To complete the comparison of our final work with the existing studies summarized in Table 3, we have introduced figures of merit, FOM $_{\{Gain,FBR,Q\}}$, which quantify the trade-offs between the gain, FBR, and the quality factor (Q) performances of the antenna system relative to its electrical size. These FOMs are defined in the following equation:

(2)\begin{equation} \mathrm{FOM}_{\{Gain,FBR,Q\}} = \frac{\{Gain,FBR,f_r/BW\}}{(k\cdot a)^2 \cdot (k \cdot h)} \end{equation}

Table 3. Comparison of reference antenna systems for wearable applications

MTM $^*$: metamaterial inspired AMC, AMC $^*$: PE-inspired AMC.

with f_r being the resonant frequency at 900 MHz and 2.45 GHz, $k = 2\pi/\lambda_0$ the wavenumber, a the radius of the minimum sphere enclosing the antenna system, and h the air gap between the antenna and the AMC. In addition, $(k \cdot a)^2$ provides a measure of the effective aperture of the antenna system. The three FOMs are crucial for comprehensive antenna design and performance optimization, in terms of bandwidth efficiency, high directional gain, and effective suppression of back-lobes.

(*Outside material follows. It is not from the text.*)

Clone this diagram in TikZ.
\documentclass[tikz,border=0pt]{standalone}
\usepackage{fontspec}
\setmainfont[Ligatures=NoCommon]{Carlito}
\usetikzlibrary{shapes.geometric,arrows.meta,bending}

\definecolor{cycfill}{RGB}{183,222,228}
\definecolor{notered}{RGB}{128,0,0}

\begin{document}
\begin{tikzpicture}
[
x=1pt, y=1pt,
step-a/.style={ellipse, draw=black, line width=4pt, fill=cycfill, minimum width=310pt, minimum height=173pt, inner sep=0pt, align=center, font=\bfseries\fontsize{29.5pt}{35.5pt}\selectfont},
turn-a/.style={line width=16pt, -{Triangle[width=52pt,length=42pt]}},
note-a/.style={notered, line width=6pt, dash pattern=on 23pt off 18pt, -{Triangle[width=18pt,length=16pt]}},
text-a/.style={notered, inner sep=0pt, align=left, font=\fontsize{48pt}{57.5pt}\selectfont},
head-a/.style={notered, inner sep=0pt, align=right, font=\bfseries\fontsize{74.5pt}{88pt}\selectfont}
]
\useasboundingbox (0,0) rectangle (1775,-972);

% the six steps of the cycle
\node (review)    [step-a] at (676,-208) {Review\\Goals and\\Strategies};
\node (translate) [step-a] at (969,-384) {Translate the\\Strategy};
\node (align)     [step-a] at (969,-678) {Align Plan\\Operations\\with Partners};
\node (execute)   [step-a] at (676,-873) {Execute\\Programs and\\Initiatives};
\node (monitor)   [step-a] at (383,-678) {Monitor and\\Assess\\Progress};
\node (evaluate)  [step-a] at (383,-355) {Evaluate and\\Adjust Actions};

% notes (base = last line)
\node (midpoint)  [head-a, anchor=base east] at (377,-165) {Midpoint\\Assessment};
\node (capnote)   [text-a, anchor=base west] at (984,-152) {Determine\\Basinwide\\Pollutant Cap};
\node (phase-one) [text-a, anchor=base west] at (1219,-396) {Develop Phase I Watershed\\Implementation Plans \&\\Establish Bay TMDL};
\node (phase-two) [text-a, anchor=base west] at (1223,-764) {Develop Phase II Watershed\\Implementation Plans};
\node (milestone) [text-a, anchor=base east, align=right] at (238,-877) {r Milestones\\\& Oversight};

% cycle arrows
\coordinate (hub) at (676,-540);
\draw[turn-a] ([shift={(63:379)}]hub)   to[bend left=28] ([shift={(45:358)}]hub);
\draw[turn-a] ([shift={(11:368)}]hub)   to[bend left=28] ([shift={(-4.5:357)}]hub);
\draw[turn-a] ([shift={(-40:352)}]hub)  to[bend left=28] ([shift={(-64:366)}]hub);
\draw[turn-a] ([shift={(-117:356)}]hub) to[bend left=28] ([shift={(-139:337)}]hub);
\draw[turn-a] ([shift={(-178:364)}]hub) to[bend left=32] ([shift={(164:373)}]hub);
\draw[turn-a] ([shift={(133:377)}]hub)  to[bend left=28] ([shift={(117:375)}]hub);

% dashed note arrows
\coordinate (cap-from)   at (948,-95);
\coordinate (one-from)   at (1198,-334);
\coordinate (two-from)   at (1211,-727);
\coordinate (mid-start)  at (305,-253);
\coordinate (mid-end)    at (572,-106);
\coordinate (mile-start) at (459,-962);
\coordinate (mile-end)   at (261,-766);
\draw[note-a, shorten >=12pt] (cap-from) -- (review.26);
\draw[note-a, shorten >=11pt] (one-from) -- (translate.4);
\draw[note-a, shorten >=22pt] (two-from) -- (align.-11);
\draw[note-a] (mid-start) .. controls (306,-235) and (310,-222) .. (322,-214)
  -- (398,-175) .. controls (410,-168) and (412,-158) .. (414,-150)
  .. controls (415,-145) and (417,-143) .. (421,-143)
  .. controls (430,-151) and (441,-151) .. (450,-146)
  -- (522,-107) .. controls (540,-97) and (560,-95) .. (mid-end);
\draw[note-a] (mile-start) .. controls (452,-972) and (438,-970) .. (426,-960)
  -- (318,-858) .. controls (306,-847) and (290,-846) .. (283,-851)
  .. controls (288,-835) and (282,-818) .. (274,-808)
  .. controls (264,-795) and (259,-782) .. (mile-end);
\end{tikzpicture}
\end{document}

According to the table, our compact antenna system exhibits the smallest electrical size of 0.79, compared to the previous works. The FOM_Q shows a satisfactory value, particularly in the sub-GHz range, although it is lower than those reported in [Reference Sharma, Tripathy and Sharma29]. Nevertheless, using AMC properties have shown an improvement in FOM $_{Gain}$ and FOM $_{FBR}$, achieving values of 15.85/47.71 and 103.75/167.89 at both frequencies, respectively, compared to other types of metasurface employed in the previous works such as [Reference Velan, Sundarsingh, Kanagasabai, Sarma, Raviteja, Sivasamy and Pakkathillam25, Reference Khajeh-Khalili, Haghshenas and Shahriari27–Reference Sharma, Tripathy and Sharma29].